В тиши этих глубоких и дивных дней неощутимо менялась материя листвы, и вот однажды деревья встали в соломенном огне полностью дематериализовавшихся листьев, в красе, легкой, как налет путницы, как сыпь красочного конфетти — великолепные павлины и фениксы, которым достаточно лишь встряхнуться и затрепетать крыльями, чтобы сбросить это великолепное, легче папиросной бумаги, вылинявшее и уже ненужное оперение.

Мертвый сезон

1

В пятом часу утра — утра, яркого от раннего солнца, наш дом давно уже купался в беззаветном и тихом рассветном сиянии. В торжественный этот час дом, пока за ним никто еще не подглядывал, весь целиком тихонько входил — меж тем как через комнаты в полумраке опущенных штор еще шло согласное дыхание спящих — в пылающий на солнце фасад, в тишину утреннего жара, словно весь он по всей поверхности был слеплен из блаженно сонных, опущенных век.
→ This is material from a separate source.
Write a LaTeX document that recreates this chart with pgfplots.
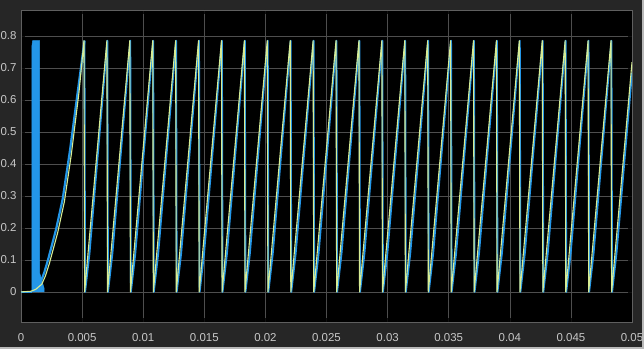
\documentclass[border=0pt]{standalone}
\usepackage{pgfplots}
\pgfplotsset{compat=1.18}
\usepackage{fontspec}
\setmainfont{Liberation Sans}
\definecolor{bgout}{RGB}{38,38,38}
\definecolor{gridc}{RGB}{78,78,78}
\definecolor{framec}{RGB}{95,95,95}
\definecolor{labc}{RGB}{200,200,200}
\definecolor{sigblue}{RGB}{35,150,232}
\definecolor{sigyel}{RGB}{215,236,148}
\begin{document}
\begin{tikzpicture}[x=1bp,y=1bp]
\fill[bgout] (0,0) rectangle (644,349);
\begin{axis}[
  at={(21bp,27bp)}, anchor=south west, scale only axis,
  width=611bp, height=312bp,
  xmin=0, xmax=0.05, ymin=-0.094, ymax=0.881,
  axis background/.style={fill=black},
  axis line style={draw=framec, line width=0.6bp},
  grid=major, major grid style={draw=gridc, line width=0.6bp},
  tick align=inside, major tick length=4bp,
  tick style={draw=framec!150, line width=0.6bp},
  xtick={0,0.005,0.01,0.015,0.02,0.025,0.03,0.035,0.04,0.045,0.05},
  xticklabels={0,0.005,0.01,0.015,0.02,0.025,0.03,0.035,0.04,0.045,0.05},
  ytick={0,0.1,0.2,0.3,0.4,0.5,0.6,0.7,0.8},
  yticklabels={0,0.1,0.2,0.3,0.4,0.5,0.6,0.7,0.8},
  tick label style={font=\fontsize{11.5}{13}\selectfont, text=labc},
  xticklabel style={yshift=-8bp},
  yticklabel style={xshift=-1bp},
]
% blue fast-oscillation band
\addplot[draw=sigblue, fill=sigblue, line width=0.5bp] coordinates {
(0.00088,0) (0.00088,0.765) (0.00095,0.785) (0.00152,0.785) (0.00152,0.06) (0.0019,0.01) (0.0019,0)
} -- cycle;
% blue signal
\addplot[draw=sigblue, line width=1.8bp, line join=round] coordinates {
(0,0) (0.00088,0)
};
\addplot[draw=sigblue, line width=2.2bp, line join=round] table {
0.0014 0.0
0.0016 0.03
0.0019 0.06
0.00221 0.1
0.00286 0.194
0.00341 0.29
0.004 0.44
0.00466 0.63
0.005195 0.785
};
\addplot[draw=sigblue, line width=1.8bp, line join=round] table {
0.005195 0.785
0.005245 0
0.005605 0.12
0.007070 0.785
0.007120 0
0.007480 0.12
0.008945 0.785
0.008995 0
0.009355 0.12
0.010820 0.785
0.010870 0
0.011230 0.12
0.012695 0.785
0.012745 0
0.013105 0.12
0.014570 0.785
0.014620 0
0.014980 0.12
0.016445 0.785
0.016495 0
0.016855 0.12
0.018320 0.785
0.018370 0
0.018730 0.12
0.020195 0.785
0.020245 0
0.020605 0.12
0.022070 0.785
0.022120 0
0.022480 0.12
0.023945 0.785
0.023995 0
0.024355 0.12
0.025820 0.785
0.025870 0
0.026230 0.12
0.027695 0.785
0.027745 0
0.028105 0.12
0.029570 0.785
0.029620 0
0.029980 0.12
0.031445 0.785
0.031495 0
0.031855 0.12
0.033320 0.785
0.033370 0
0.033730 0.12
0.035195 0.785
0.035245 0
0.035605 0.12
0.037070 0.785
0.037120 0
0.037480 0.12
0.038945 0.785
0.038995 0
0.039355 0.12
0.040820 0.785
0.040870 0
0.041230 0.12
0.042695 0.785
0.042745 0
0.043105 0.12
0.044570 0.785
0.044620 0
0.044980 0.12
0.046445 0.785
0.046495 0
0.046855 0.12
0.048320 0.785
0.048370 0
0.048730 0.12
0.050000 0.685
};
% yellow-green signal
\addplot[draw=sigyel, line width=1.1bp, line join=round] table {
0 0
0.0008 0.002
0.0012 0.008
0.0017 0.024
0.0020 0.05
0.00233 0.09
0.0030 0.185
0.00355 0.282
0.00412 0.43
0.00474 0.622
0.005155 0.785
0.005205 0
0.007030 0.785
0.007080 0
0.008905 0.785
0.008955 0
0.010780 0.785
0.010830 0
0.012655 0.785
0.012705 0
0.014530 0.785
0.014580 0
0.016405 0.785
0.016455 0
0.018280 0.785
0.018330 0
0.020155 0.785
0.020205 0
0.022030 0.785
0.022080 0
0.023905 0.785
0.023955 0
0.025780 0.785
0.025830 0
0.027655 0.785
0.027705 0
0.029530 0.785
0.029580 0
0.031405 0.785
0.031455 0
0.033280 0.785
0.033330 0
0.035155 0.785
0.035205 0
0.037030 0.785
0.037080 0
0.038905 0.785
0.038955 0
0.040780 0.785
0.040830 0
0.042655 0.785
0.042705 0
0.044530 0.785
0.044580 0
0.046405 0.785
0.046455 0
0.048280 0.785
0.048330 0
0.050000 0.718
};
\end{axis}
\fill[gray!55] (0,0) rectangle (644,2);
\fill[gray!55] (642,0) rectangle (644,349);
\pgfresetboundingbox
\path[use as bounding box] (0,0) rectangle (644,349);
\end{tikzpicture}
\end{document}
Вот так, пользуясь тишиной торжественного этого времени, дом впитывал самый первый огонь раннего утра счастливо сонным, млеющим в сиянии лицом, линеарностью черт, чуть вздрагивающих во сне от грез этого напряженного часа. Тень акации перед домом, ярко колышущаяся по жарким векам, повторяла на их поверхности, как на фортепьяно, снова и снова одну и ту же поблескивающую фразу, которую ополаскивало дуновение, — повторяла, тщетно пытаясь проникнуть в глубь золотого сна. Полотняные шторы впивали утренний пожар — порцию за порцией, — смуглели и загорали, теряя сознание в безбрежном блеске.